**Written instruction:** Among the entries below, which lines run from the line with "Reproduce this screenshot" through the line with "800 L515 793"? Retype those, both ends included, exactly and without pictures.

[Entries with chart source code]
○ ○ ○

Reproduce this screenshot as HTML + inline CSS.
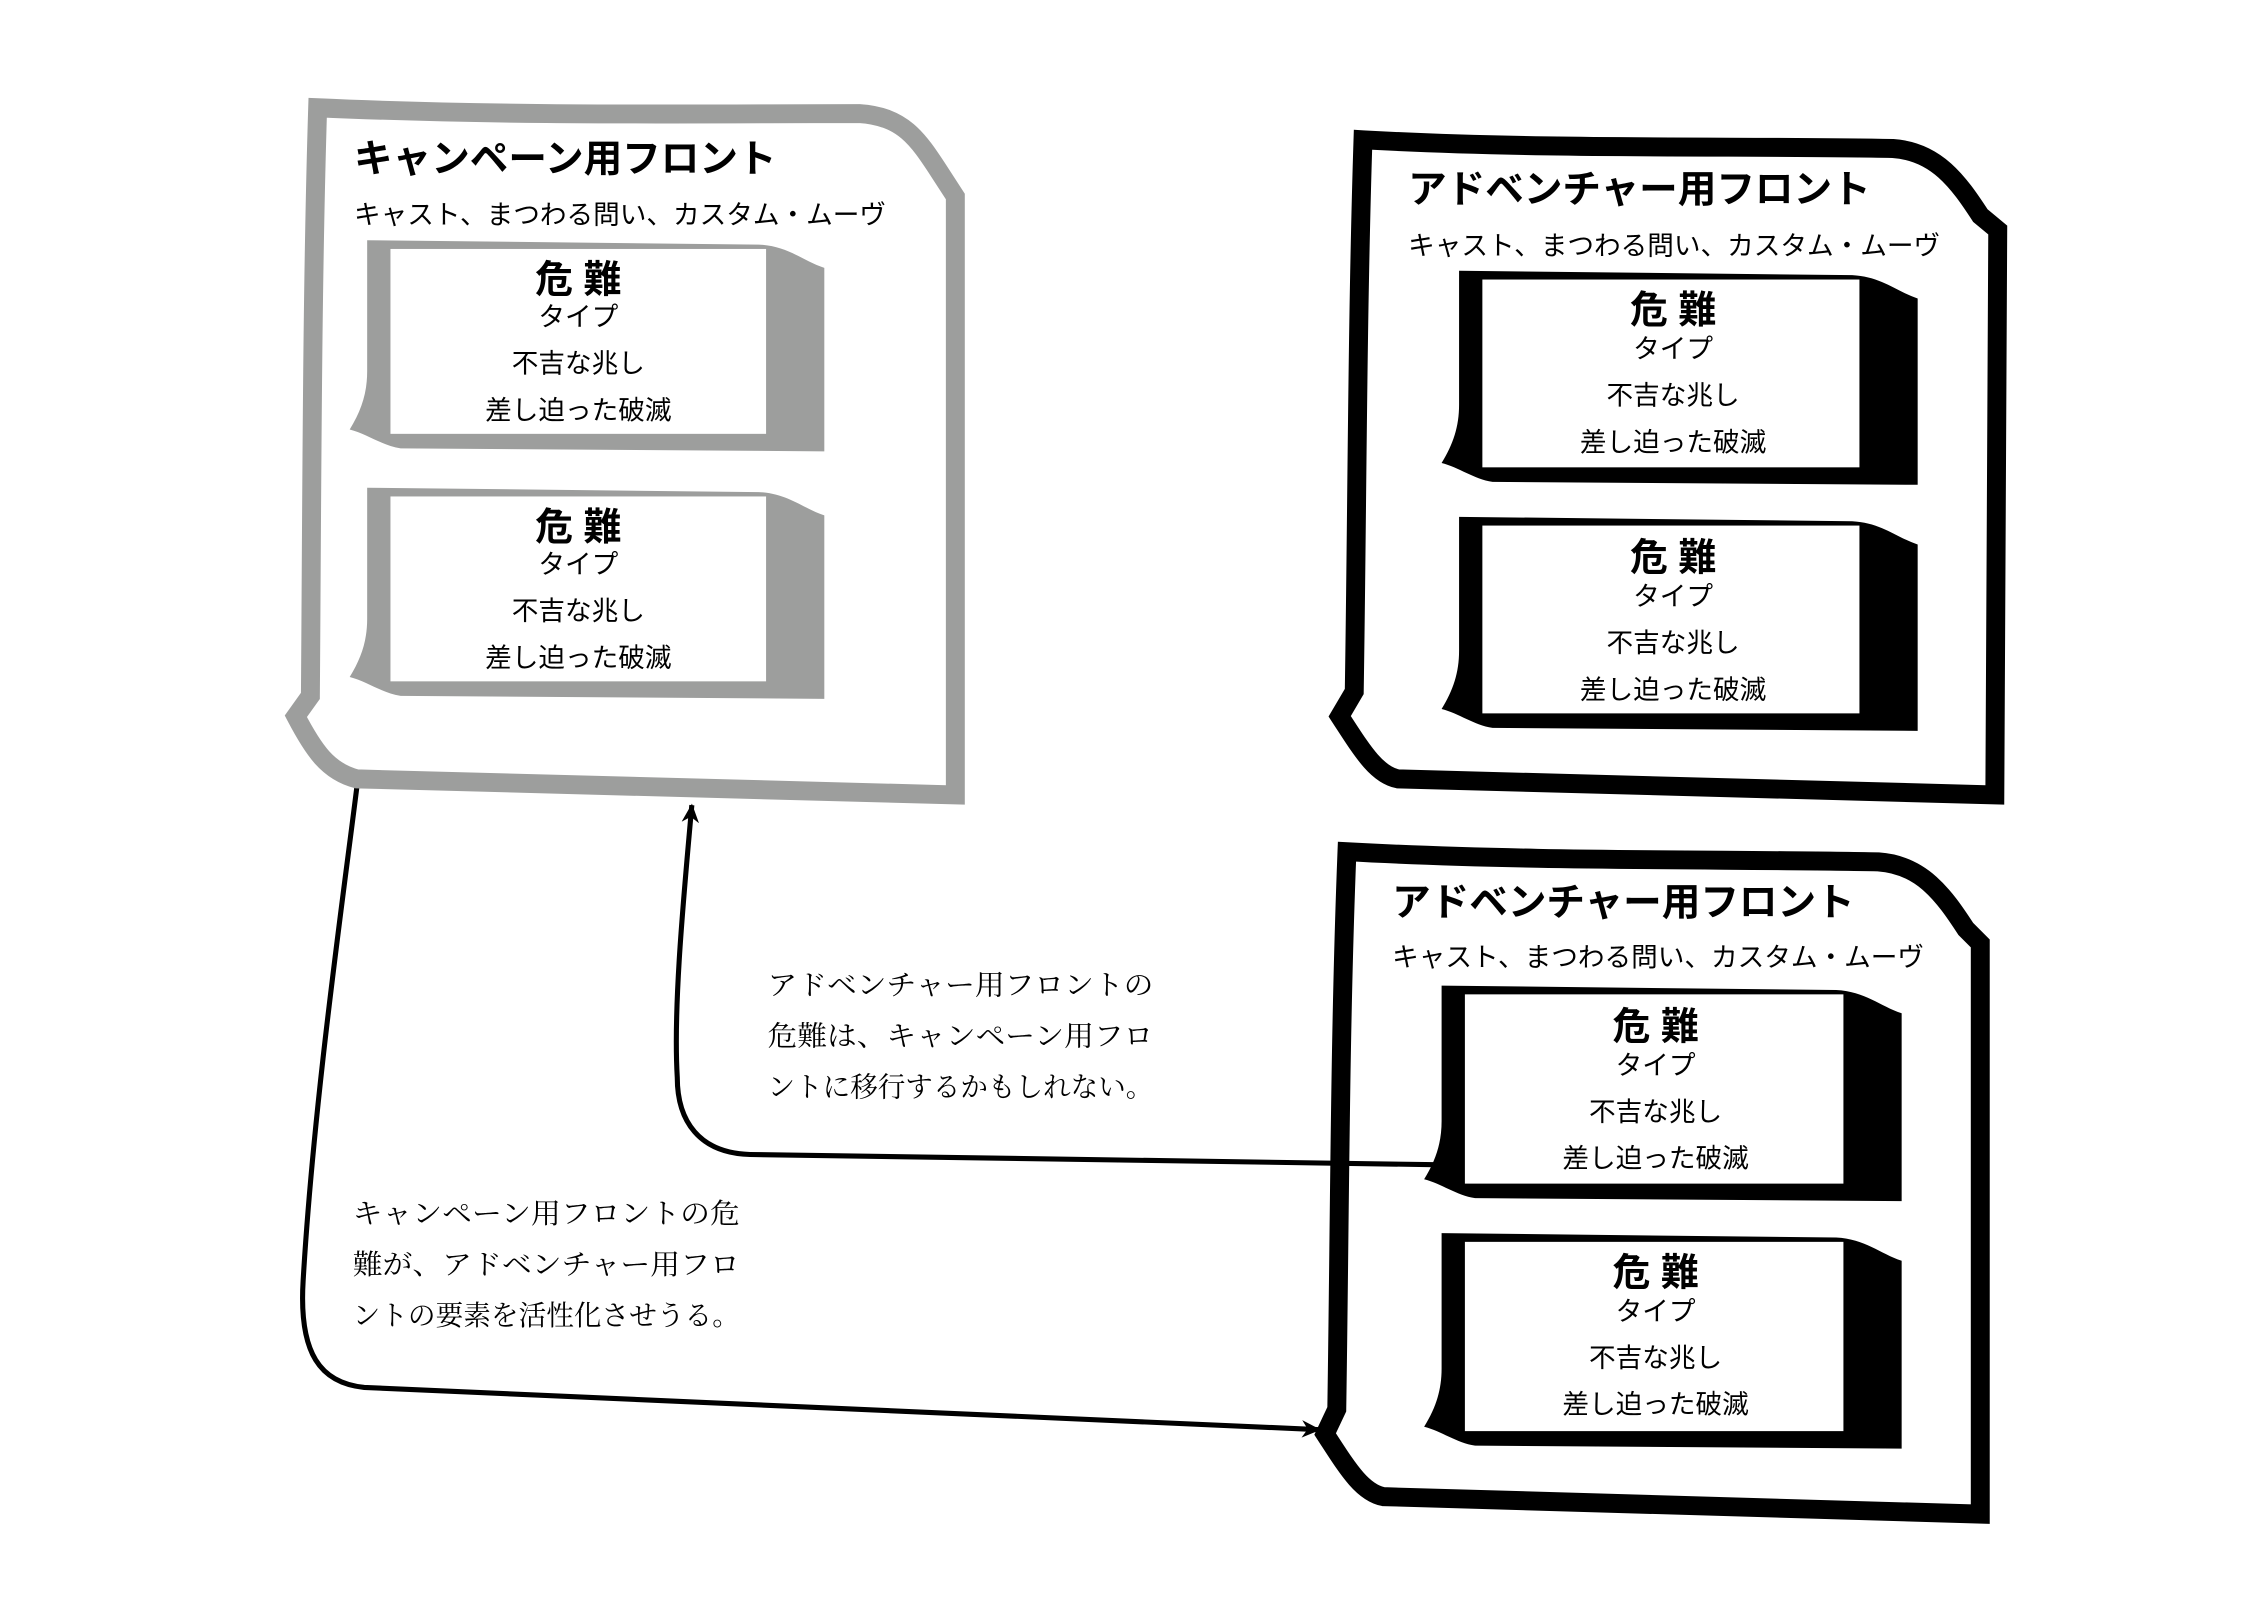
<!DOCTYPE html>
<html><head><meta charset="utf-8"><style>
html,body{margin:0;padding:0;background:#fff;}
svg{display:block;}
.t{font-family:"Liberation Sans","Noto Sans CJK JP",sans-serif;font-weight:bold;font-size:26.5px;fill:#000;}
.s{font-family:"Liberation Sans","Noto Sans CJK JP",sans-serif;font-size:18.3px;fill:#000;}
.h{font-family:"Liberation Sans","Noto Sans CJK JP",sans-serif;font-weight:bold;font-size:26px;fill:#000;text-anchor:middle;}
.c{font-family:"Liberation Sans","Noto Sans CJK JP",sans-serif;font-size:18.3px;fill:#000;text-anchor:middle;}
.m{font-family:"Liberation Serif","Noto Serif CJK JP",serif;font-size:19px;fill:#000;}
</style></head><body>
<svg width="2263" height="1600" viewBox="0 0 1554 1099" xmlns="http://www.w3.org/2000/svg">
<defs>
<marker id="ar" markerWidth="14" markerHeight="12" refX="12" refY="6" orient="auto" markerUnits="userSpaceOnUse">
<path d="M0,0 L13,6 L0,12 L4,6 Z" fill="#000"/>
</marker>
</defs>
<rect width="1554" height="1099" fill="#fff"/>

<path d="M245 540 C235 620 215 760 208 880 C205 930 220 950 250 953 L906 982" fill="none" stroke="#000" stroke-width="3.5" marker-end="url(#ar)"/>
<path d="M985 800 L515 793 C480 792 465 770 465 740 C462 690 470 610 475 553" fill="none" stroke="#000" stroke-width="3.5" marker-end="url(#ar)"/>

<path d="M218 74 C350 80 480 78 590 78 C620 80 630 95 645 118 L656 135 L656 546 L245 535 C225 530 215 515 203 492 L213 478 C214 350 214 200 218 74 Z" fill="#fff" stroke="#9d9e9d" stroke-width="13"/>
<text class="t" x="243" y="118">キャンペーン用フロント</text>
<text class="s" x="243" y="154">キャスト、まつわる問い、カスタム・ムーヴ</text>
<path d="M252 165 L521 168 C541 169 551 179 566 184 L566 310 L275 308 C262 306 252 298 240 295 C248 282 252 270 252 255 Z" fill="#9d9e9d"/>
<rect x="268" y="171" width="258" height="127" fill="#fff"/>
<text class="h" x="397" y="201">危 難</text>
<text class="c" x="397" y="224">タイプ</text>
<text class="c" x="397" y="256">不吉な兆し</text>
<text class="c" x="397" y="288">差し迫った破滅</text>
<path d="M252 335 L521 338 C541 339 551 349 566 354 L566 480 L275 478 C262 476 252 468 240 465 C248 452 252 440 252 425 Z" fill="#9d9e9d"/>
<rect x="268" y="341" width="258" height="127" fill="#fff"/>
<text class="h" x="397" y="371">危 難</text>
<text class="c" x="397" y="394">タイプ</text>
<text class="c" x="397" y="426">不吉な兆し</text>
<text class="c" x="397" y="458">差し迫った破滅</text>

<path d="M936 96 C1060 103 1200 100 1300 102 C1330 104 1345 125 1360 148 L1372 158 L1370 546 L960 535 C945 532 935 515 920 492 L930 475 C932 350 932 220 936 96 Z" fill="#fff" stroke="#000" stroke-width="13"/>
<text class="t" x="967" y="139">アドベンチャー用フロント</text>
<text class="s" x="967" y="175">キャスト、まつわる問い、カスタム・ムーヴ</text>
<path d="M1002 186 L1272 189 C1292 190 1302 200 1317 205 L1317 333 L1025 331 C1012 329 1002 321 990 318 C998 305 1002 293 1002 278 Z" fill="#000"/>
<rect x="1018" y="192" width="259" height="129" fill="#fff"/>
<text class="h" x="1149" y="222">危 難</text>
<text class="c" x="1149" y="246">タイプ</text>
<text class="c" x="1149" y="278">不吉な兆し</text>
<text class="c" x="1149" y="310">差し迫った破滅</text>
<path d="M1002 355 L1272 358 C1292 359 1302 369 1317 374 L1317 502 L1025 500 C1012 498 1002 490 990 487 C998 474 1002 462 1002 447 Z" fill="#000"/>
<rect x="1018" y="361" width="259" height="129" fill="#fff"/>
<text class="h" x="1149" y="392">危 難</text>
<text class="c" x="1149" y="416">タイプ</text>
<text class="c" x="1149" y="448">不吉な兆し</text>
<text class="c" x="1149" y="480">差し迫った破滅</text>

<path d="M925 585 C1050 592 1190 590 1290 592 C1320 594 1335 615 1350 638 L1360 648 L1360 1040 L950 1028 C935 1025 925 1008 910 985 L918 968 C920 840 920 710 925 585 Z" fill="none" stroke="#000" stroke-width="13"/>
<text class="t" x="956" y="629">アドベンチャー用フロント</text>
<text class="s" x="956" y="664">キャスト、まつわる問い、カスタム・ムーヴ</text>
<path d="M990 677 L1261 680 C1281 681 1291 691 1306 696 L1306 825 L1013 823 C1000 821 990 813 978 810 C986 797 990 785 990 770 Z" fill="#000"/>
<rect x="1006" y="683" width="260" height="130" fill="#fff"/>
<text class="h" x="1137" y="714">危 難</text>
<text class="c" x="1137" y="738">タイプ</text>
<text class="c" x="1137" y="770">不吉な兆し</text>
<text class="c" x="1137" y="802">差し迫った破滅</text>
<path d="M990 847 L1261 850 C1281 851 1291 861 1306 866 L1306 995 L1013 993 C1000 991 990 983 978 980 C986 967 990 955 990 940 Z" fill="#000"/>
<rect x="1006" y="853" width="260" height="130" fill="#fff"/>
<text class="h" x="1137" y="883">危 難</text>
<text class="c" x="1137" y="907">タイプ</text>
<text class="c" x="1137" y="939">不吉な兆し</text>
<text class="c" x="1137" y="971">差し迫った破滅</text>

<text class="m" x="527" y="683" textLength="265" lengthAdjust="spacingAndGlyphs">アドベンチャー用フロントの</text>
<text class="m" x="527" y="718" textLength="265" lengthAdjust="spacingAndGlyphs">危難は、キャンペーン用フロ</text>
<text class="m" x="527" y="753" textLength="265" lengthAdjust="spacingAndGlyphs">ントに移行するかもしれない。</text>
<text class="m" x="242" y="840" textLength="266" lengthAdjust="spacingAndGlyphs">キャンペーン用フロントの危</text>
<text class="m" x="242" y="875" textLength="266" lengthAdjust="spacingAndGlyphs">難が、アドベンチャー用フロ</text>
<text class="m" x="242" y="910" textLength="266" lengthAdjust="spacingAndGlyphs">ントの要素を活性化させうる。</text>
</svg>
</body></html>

○ ○ ○

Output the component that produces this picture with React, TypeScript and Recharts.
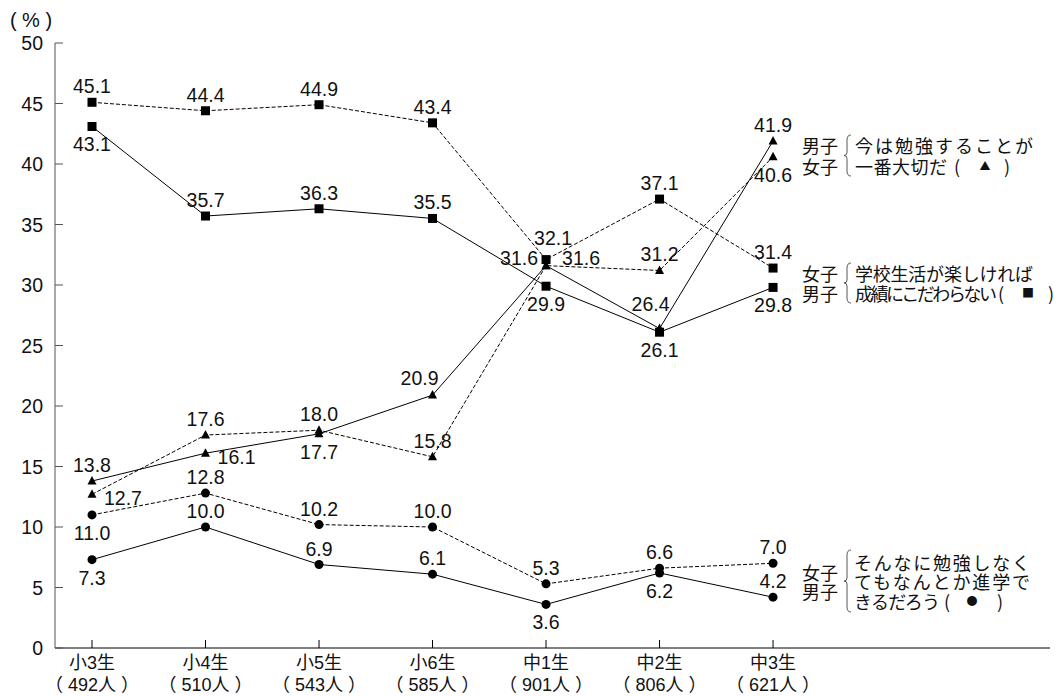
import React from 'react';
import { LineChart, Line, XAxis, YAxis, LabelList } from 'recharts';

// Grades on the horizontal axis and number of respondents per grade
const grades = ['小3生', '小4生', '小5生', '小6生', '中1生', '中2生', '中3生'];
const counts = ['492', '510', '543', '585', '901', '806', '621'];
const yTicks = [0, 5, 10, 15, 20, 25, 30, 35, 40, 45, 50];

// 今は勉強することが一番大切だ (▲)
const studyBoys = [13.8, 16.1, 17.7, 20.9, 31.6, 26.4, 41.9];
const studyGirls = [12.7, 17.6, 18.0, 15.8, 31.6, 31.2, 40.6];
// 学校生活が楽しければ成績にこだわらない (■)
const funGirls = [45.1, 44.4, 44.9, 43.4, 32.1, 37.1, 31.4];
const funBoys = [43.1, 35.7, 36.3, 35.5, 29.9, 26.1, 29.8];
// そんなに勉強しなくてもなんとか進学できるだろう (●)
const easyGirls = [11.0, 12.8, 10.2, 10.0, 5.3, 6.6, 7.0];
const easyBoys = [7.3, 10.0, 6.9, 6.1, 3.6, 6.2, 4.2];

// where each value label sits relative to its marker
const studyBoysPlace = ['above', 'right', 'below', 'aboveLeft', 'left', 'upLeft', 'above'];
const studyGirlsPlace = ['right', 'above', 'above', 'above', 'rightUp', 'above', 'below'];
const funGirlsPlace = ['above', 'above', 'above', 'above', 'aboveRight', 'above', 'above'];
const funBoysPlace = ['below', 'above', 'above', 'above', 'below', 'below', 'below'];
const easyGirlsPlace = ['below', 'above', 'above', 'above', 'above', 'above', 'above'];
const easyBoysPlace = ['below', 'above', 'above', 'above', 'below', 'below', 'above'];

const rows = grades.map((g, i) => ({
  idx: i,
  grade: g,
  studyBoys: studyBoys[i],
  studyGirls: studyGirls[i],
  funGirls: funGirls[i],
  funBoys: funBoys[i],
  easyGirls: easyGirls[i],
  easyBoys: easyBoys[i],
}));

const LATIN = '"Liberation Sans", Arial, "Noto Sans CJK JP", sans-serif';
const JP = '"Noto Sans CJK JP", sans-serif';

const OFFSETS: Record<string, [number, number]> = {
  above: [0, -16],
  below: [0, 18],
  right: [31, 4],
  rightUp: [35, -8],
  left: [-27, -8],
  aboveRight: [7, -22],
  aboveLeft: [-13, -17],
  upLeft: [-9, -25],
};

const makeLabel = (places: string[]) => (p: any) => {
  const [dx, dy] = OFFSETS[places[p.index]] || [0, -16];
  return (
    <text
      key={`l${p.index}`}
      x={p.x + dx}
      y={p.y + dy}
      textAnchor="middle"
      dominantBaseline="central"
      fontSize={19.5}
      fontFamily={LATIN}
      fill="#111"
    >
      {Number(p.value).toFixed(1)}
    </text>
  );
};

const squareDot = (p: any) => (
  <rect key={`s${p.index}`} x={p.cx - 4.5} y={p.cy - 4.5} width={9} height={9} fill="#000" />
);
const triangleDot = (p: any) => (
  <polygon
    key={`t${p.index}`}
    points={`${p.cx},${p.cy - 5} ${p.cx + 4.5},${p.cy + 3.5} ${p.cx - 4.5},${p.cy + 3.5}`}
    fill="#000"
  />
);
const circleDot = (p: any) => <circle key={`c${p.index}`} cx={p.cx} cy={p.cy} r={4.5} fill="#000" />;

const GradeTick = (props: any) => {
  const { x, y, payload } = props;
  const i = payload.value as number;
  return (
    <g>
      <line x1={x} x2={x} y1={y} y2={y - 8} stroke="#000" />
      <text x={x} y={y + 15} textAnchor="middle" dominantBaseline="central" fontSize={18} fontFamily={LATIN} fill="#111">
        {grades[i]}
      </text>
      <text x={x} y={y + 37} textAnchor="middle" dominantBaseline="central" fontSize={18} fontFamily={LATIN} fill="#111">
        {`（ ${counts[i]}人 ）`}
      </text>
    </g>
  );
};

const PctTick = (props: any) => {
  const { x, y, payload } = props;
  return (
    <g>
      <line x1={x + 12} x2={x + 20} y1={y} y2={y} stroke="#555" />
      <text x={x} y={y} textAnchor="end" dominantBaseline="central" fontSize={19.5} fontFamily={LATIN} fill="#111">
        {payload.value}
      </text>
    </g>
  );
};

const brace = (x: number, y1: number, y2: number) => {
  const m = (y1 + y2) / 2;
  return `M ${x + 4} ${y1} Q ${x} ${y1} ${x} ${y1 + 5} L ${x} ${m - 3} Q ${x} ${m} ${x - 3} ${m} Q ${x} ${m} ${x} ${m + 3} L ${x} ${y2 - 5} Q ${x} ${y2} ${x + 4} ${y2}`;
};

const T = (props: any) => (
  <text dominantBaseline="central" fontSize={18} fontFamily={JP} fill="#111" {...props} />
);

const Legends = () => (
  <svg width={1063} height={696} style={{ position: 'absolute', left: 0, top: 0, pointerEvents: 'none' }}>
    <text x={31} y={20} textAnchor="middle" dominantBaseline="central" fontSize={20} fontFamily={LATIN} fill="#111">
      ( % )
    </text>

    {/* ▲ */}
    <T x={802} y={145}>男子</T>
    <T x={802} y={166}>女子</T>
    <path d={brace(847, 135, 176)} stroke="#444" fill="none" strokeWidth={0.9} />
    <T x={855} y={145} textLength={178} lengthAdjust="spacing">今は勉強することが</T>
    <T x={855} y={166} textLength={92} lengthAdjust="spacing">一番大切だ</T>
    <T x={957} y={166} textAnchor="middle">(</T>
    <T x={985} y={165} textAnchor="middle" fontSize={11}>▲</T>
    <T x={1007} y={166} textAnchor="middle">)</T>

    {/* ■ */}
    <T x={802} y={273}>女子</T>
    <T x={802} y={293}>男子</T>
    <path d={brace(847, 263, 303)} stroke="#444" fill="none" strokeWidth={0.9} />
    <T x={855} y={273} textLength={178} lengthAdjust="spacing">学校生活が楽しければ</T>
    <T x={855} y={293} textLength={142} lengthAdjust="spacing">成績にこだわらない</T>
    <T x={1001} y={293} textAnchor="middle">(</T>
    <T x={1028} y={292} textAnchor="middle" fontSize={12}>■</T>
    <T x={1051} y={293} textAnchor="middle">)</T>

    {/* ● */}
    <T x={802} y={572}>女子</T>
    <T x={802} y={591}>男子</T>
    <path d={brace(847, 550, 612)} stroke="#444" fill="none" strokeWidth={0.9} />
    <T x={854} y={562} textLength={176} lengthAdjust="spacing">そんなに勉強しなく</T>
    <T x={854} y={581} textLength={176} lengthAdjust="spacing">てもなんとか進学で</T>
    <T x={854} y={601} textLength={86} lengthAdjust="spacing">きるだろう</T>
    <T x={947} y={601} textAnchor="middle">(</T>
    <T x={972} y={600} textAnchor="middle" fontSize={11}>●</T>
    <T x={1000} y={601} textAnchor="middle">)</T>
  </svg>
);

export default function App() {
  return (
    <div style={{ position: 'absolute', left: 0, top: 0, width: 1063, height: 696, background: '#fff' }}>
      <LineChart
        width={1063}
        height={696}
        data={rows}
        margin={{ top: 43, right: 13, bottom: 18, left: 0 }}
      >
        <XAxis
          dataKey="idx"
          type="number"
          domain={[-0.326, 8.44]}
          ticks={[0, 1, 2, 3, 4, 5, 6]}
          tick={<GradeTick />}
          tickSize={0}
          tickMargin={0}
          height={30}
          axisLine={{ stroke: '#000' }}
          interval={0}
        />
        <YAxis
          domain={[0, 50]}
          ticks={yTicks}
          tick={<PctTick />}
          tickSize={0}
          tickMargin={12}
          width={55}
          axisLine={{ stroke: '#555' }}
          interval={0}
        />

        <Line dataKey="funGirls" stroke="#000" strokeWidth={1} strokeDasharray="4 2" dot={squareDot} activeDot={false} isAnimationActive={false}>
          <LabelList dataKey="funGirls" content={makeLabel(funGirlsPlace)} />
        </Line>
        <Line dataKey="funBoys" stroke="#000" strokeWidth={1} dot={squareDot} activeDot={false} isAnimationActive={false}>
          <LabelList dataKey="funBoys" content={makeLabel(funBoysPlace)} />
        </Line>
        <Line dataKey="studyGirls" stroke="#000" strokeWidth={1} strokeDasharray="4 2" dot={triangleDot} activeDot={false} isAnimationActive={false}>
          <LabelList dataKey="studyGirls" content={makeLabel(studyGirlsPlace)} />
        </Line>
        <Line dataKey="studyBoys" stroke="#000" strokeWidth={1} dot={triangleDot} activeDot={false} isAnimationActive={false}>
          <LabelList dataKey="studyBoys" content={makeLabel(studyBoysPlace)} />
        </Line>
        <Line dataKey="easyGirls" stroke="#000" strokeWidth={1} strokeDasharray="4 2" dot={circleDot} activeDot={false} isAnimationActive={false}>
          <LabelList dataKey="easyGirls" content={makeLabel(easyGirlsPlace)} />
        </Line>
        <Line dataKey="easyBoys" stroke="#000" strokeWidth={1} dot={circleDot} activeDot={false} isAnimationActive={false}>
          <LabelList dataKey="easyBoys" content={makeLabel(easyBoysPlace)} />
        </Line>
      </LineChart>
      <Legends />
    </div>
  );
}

○ ○ ○

**Task output:**
Reproduce this screenshot as HTML + inline CSS.
<!DOCTYPE html>
<html><head><meta charset="utf-8"><style>
html,body{margin:0;padding:0;background:#fff;}
svg{display:block;}
.t{font-family:"Liberation Sans","Noto Sans CJK JP",sans-serif;font-weight:bold;font-size:26.5px;fill:#000;}
.s{font-family:"Liberation Sans","Noto Sans CJK JP",sans-serif;font-size:18.3px;fill:#000;}
.h{font-family:"Liberation Sans","Noto Sans CJK JP",sans-serif;font-weight:bold;font-size:26px;fill:#000;text-anchor:middle;}
.c{font-family:"Liberation Sans","Noto Sans CJK JP",sans-serif;font-size:18.3px;fill:#000;text-anchor:middle;}
.m{font-family:"Liberation Serif","Noto Serif CJK JP",serif;font-size:19px;fill:#000;}
</style></head><body>
<svg width="2263" height="1600" viewBox="0 0 1554 1099" xmlns="http://www.w3.org/2000/svg">
<defs>
<marker id="ar" markerWidth="14" markerHeight="12" refX="12" refY="6" orient="auto" markerUnits="userSpaceOnUse">
<path d="M0,0 L13,6 L0,12 L4,6 Z" fill="#000"/>
</marker>
</defs>
<rect width="1554" height="1099" fill="#fff"/>

<path d="M245 540 C235 620 215 760 208 880 C205 930 220 950 250 953 L906 982" fill="none" stroke="#000" stroke-width="3.5" marker-end="url(#ar)"/>
<path d="M985 800 L515 793 C480 792 465 770 465 740 C462 690 470 610 475 553" fill="none" stroke="#000" stroke-width="3.5" marker-end="url(#ar)"/>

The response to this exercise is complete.